The Commonwealth issued letters to the Entities that applied for a variation to notify them that a variation had been approved.
Between the XX and XX the Entities received emails confirming their notice were accepted. This acceptance was conditional upon full payment of invoices attached to the emails.
The invoices were paid by the Entities on XX.
Relevant legislative provisions
Income Tax Assessment Act 1997 section 8-1
Reasons for decision
Deductibility of Losses or Outgoings
The general deduction provision, section 8-1 of the ITAA 1997 relevantly provides:
8-1(1) You can deduct from your assessable income any loss or outgoing to the extent that:
(a) ...
(b) it is necessarily incurred in carrying on a business for the purpose of gaining or producing your assessable income.
Meaning of 'incurred'
The word 'incurred' is not defined in the legislation.

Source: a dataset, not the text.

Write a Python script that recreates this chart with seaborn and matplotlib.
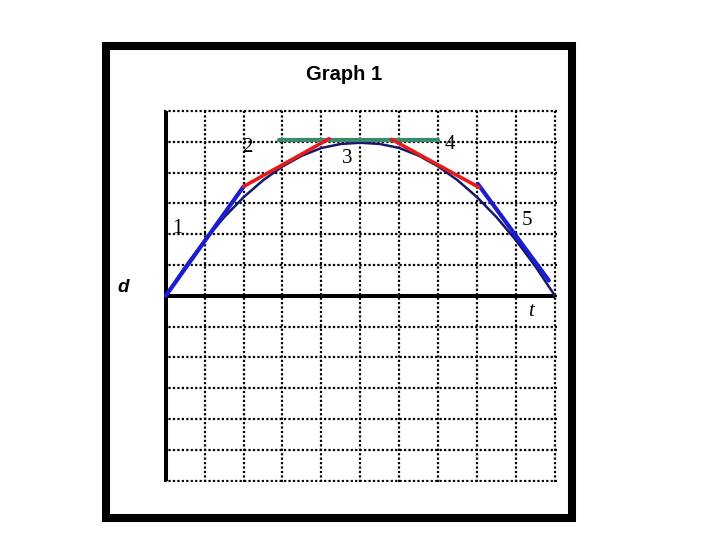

Taxation Ruling TR 97/7 Income Tax: section 8-1 - meaning of 'incurred' - timing of deductions sets out the Commissioner's view about the meaning of incurred which explains that you incur an expense when you have a presently existing liability to pay a pecuniary sum equal to that expense, or when payment of the expense is made in the absence of such a presently existing liability.
Paragraph 16 of TR 97/7 explains that:
16. A loss or outgoing may be incurred for the purposes of section 8-1 even though no money has actually been paid out. In W Nevill & Company Ltd v. FC of T (1937) 56 CLR 290 at 302 it was said:
'the word used is 'incurred' and not 'made' or 'paid'. The language lends colour to the suggestion that, if a liability to pay money as an outgoing comes into existence, [the section is satisfied] even though the liability has not been actually discharged at the relevant time ... it is only the incurring of the outgoing that must be actual; the section does not say in terms that there must be an actual outgoing - a payment out.'
(See also New Zealand Flax Investments Ltd v. FC of T (1938) 61 CLR 179 at 207 (New Zealand Flax); FC of T v. James Flood Pty Ltd (1953) 88 CLR 492 at 506 (James Flood); Nilsen Development Laboratories Pty Ltd & Ors v. FC of T (1981) 144 CLR 616 at 624 (Nilsen Development Laboratories); FC of T v. Firstenberg 76 ATC 4141 at 4148; (1976) 6 ATR 297 at 305.)
Subparagraph 6(d) of TR 97/7 provides that determining whether the taxpayer has a presently existing liability is a legal question in each case, having regard to the circumstances under which the liability is claimed or arises.
For a loss or outgoing to be incurred for the purposes of section 8-1 of the ITAA 1997, it must therefore be a liability in the sense of an existing obligation to pay an amount, rather than a probable future payment.
On 30 June 20XX, the Entities, did not have a presently existing obligation and were not completely subjected, or definitely committed to an existing liability for the payments.
Accordingly, the payments were not incurred in the income year ended 30 June 20XX.